After making headlines as Georgia’s superintendent of schools for eight years, Linda C. Schrenko seems to have finally told the local news media how she really feels about them—and may be more popular for it.

Linda C. Schrenko

In an e-mail letter to Atlanta television reporter Bill Nigut sprinkled with expletives, the outgoing Republican schools chief facetiously refers to the “unbiased media” and calls herself a “bitter has-been politician.”

“Now I am leaving office and I ain’t coming back so all of you unbiased media types just go [expletive] yourselves and make my day,” said the e-mail, sent this month.

Mr. Nigut had asked to interview the superintendent about a series of checks she had sent to various vendors that did not first go before the state board of education for approval. An article about the expenditures appeared in the Atlanta Journal-Constitution.

According to the e-mail, which was posted on WSB-TV’s Web site, Ms. Schrenko wrote: “I knew that I would be leaving in January, and so I walked through the last money we had hidden from the board’s greed and spent it on the students, who during my term, never got one single increase in spending from the legislature. It was my parting gift to them.”

Over the years, Ms. Schrenko has wrangled with the state board, which is appointed by the governor, over the management of the state education department.

She ran an unsuccessful campaign for the GOP nomination for governor this year, hoping to face off against Democratic incumbent Roy E. Barnes in the November election.

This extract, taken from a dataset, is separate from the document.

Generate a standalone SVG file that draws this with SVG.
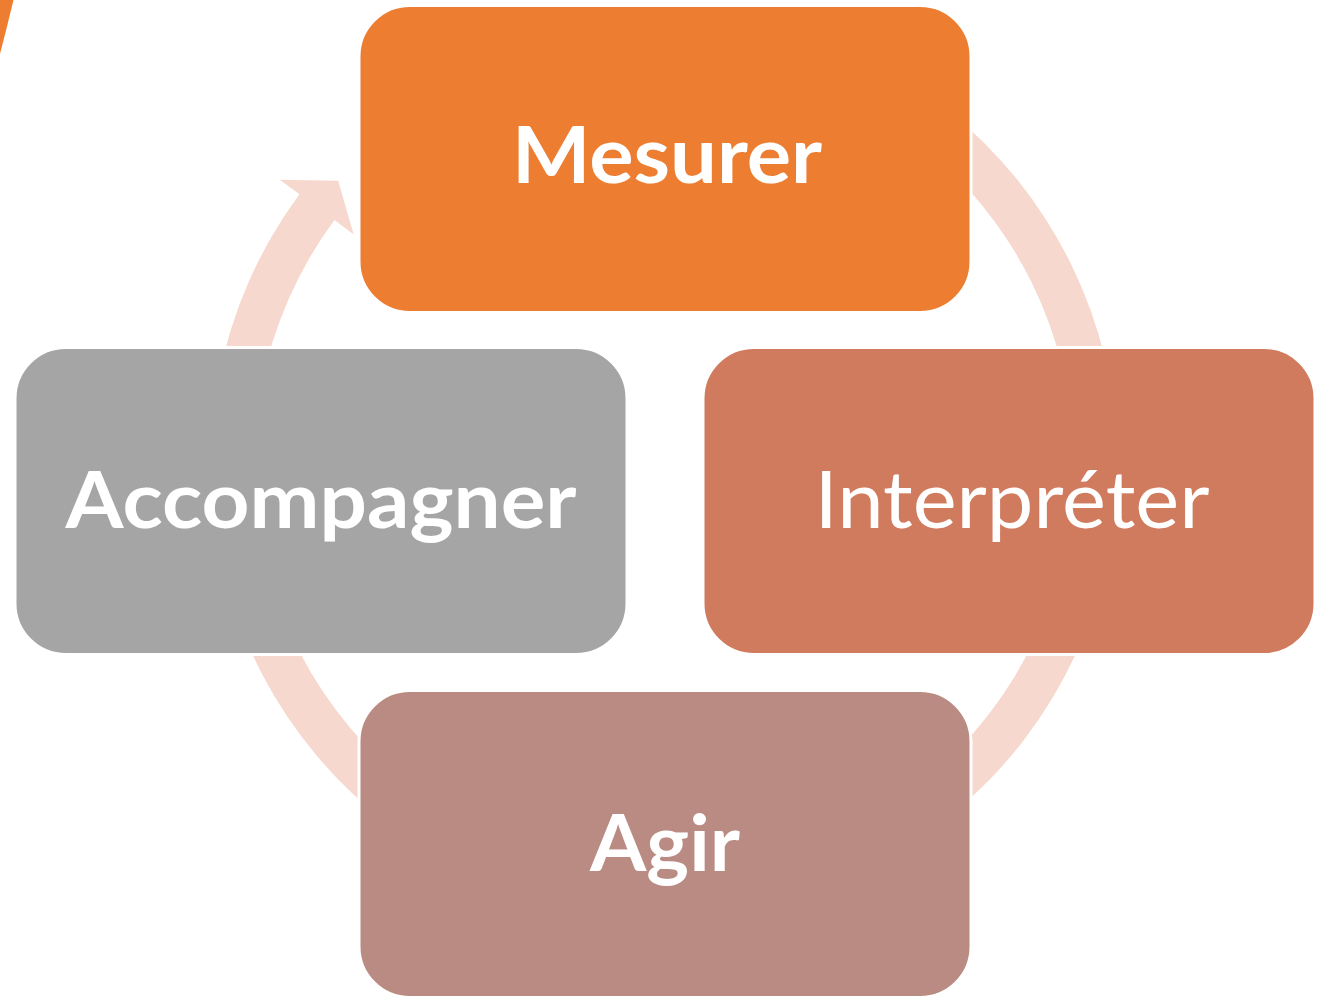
<svg xmlns="http://www.w3.org/2000/svg" width="1329" height="997" viewBox="0 0 1329 997">
<style>
.box{stroke:#FFFFFF;stroke-width:3}
.lbl{font-family:Lato,"Open Sans","Liberation Sans",sans-serif;font-size:79px;fill:#FFFFFF;text-anchor:middle}
.b{font-weight:700}
.r{font-weight:400}
</style>
<rect width="1329" height="997" fill="#FFFFFF"/>
<path d="M0 0 L13.5 0 Q7 27 0 54 Z" fill="#ED7D31"/>
<g id="connectors">
<path d="M664 10.5 A453.5 453.5 0 1 1 299.45 194.25 L279.75 179.68 L338.15 180.75 L353.7 234.4 L334.42 220.12 A410 410 0 1 0 664 54 Z" fill="#F7D8CE"/>
</g>
<g id="mesurer">
<rect class="box" x="359" y="5.5" width="612" height="307" rx="51" fill="#ED7D31"/>
<text class="lbl b" x="667" y="183" textLength="310" lengthAdjust="spacingAndGlyphs">Mesurer</text>
</g>
<g id="interpreter">
<rect class="box" x="703" y="347.5" width="612" height="307" rx="51" fill="#D17B5E"/>
<text class="lbl r" x="1012" y="528" textLength="395" lengthAdjust="spacingAndGlyphs">Interpréter</text>
</g>
<g id="agir">
<rect class="box" x="359" y="690.5" width="612" height="307" rx="51" fill="#B98B82"/>
<text class="lbl b" x="665" y="871" textLength="150" lengthAdjust="spacingAndGlyphs">Agir</text>
</g>
<g id="accompagner">
<rect class="box" x="15" y="347.5" width="612" height="307" rx="51" fill="#A5A5A5"/>
<text class="lbl b" x="321" y="528" textLength="511" lengthAdjust="spacingAndGlyphs">Accompagner</text>
</g>
</svg>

She lost to Sonny Perdue, a former state legislator, in the August primary.

Meanwhile, Ms. Schrenko’s choice words for the press may have improved her image with the public. An unscientific poll conducted by the television station showed that 67 percent of 10,890 people who responded to an online survey said they thought more highly of the superintendent after reading her e-mail. Ten percent said they now thought worse of her, and 22 percent said the e-mail was “typical” of her and did not affect their opinions.

Ms. Schrenko did not respond to a request for comment.